Can a pointer be formed to a non-addressable function from STD in an unevaluated context?

Question

As stated in namespace.std#6:

Let F denote a standard library function ... Unless F is designated an addressable function, the behavior of a C++ program is unspecified (possibly ill-formed) if it explicitly or implicitly attempts to form a pointer to F. ...

Which means for the following program:

#include <cctype>
auto f = &std::tolower;  // bad

the behavior is unspecified, and the program is possibly ill-formed. (std::tolower is not an addressable function).

However, is the following program well-formed and/or is the behavior specified?

#include <cctype>
using u = decltype(&std::tolower);  // good?

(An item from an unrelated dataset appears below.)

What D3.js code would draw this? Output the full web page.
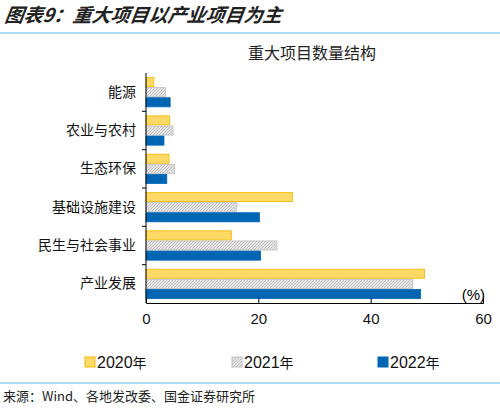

Here, the forming of the pointer to the function is done in an unevaluated context, and so it seems reasonable that I could just get the type of the function pointer. In this case, I expect u to just be int (*) (int) noexcept. Is this valid?

Answer 1

The intent is that this is invalid. The point of the rule is to allow implementations to do things like add parameters with default arguments or provide additional overloads. These things, done properly, are invisible to calls of the function but misbehave when the function itself is examined—especially if the overloads cause there to be no singular “itself”. None of this has to do with evaluation: it happens during overload resolution for the function name.

That said, the wording could be clearer: the mixed descriptions of compile- and run-time behavior confuse the question as to whether the evaluation of the identity of the function is what is problematic.